[Start of Source excerpt]

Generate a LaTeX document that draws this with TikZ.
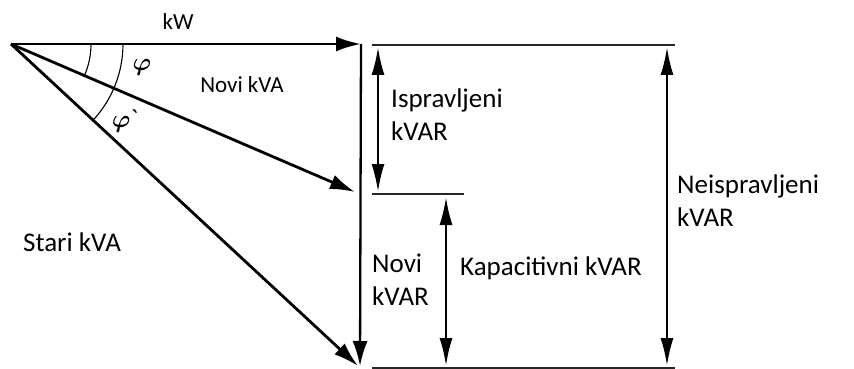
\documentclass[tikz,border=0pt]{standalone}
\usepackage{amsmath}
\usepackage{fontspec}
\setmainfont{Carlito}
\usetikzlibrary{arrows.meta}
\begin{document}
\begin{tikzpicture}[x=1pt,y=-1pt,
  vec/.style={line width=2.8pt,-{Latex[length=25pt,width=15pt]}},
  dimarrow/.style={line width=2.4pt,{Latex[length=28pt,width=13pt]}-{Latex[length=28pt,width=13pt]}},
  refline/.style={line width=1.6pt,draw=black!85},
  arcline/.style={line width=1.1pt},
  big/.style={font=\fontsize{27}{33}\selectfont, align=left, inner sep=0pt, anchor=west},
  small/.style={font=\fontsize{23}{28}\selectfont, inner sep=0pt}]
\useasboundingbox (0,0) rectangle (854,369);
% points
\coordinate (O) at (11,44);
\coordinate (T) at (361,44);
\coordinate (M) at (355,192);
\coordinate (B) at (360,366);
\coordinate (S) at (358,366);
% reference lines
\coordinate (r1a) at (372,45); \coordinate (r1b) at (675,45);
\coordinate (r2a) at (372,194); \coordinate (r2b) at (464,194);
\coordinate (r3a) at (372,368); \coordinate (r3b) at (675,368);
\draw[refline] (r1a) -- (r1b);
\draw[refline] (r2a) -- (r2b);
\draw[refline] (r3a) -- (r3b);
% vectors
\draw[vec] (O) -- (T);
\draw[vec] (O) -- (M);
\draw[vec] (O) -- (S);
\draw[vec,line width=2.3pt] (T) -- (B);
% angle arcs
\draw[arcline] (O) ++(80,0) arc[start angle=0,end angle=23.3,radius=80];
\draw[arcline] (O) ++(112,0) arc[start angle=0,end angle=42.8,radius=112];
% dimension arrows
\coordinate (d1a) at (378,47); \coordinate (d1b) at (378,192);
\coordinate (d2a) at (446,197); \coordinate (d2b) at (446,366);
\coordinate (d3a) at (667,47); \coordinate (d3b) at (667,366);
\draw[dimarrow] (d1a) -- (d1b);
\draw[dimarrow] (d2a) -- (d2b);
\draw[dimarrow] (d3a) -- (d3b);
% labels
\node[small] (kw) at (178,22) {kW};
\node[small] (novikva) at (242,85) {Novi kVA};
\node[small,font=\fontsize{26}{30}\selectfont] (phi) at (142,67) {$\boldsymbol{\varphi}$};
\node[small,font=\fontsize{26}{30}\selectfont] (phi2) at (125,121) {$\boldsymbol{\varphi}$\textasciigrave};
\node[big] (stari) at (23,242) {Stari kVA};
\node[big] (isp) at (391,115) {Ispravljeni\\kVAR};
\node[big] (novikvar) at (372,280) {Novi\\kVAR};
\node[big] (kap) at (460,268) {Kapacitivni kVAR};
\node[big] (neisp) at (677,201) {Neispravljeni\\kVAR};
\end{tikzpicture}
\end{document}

[End of Source excerpt]

- What is asked
Using the data above, write out every line exactly, leaving the images behind.

- Written solution
Generate a LaTeX document that draws this with TikZ.
\documentclass[tikz,border=0pt]{standalone}
\usepackage{amsmath}
\usepackage{fontspec}
\setmainfont{Carlito}
\usetikzlibrary{arrows.meta}
\begin{document}
\begin{tikzpicture}[x=1pt,y=-1pt,
  vec/.style={line width=2.8pt,-{Latex[length=25pt,width=15pt]}},
  dimarrow/.style={line width=2.4pt,{Latex[length=28pt,width=13pt]}-{Latex[length=28pt,width=13pt]}},
  refline/.style={line width=1.6pt,draw=black!85},
  arcline/.style={line width=1.1pt},
  big/.style={font=\fontsize{27}{33}\selectfont, align=left, inner sep=0pt, anchor=west},
  small/.style={font=\fontsize{23}{28}\selectfont, inner sep=0pt}]
\useasboundingbox (0,0) rectangle (854,369);
% points
\coordinate (O) at (11,44);
\coordinate (T) at (361,44);
\coordinate (M) at (355,192);
\coordinate (B) at (360,366);
\coordinate (S) at (358,366);
% reference lines
\coordinate (r1a) at (372,45); \coordinate (r1b) at (675,45);
\coordinate (r2a) at (372,194); \coordinate (r2b) at (464,194);
\coordinate (r3a) at (372,368); \coordinate (r3b) at (675,368);
\draw[refline] (r1a) -- (r1b);
\draw[refline] (r2a) -- (r2b);
\draw[refline] (r3a) -- (r3b);
% vectors
\draw[vec] (O) -- (T);
\draw[vec] (O) -- (M);
\draw[vec] (O) -- (S);
\draw[vec,line width=2.3pt] (T) -- (B);
% angle arcs
\draw[arcline] (O) ++(80,0) arc[start angle=0,end angle=23.3,radius=80];
\draw[arcline] (O) ++(112,0) arc[start angle=0,end angle=42.8,radius=112];
% dimension arrows
\coordinate (d1a) at (378,47); \coordinate (d1b) at (378,192);
\coordinate (d2a) at (446,197); \coordinate (d2b) at (446,366);
\coordinate (d3a) at (667,47); \coordinate (d3b) at (667,366);
\draw[dimarrow] (d1a) -- (d1b);
\draw[dimarrow] (d2a) -- (d2b);
\draw[dimarrow] (d3a) -- (d3b);
% labels
\node[small] (kw) at (178,22) {kW};
\node[small] (novikva) at (242,85) {Novi kVA};
\node[small,font=\fontsize{26}{30}\selectfont] (phi) at (142,67) {$\boldsymbol{\varphi}$};
\node[small,font=\fontsize{26}{30}\selectfont] (phi2) at (125,121) {$\boldsymbol{\varphi}$\textasciigrave};
\node[big] (stari) at (23,242) {Stari kVA};
\node[big] (isp) at (391,115) {Ispravljeni\\kVAR};
\node[big] (novikvar) at (372,280) {Novi\\kVAR};
\node[big] (kap) at (460,268) {Kapacitivni kVAR};
\node[big] (neisp) at (677,201) {Neispravljeni\\kVAR};
\end{tikzpicture}
\end{document}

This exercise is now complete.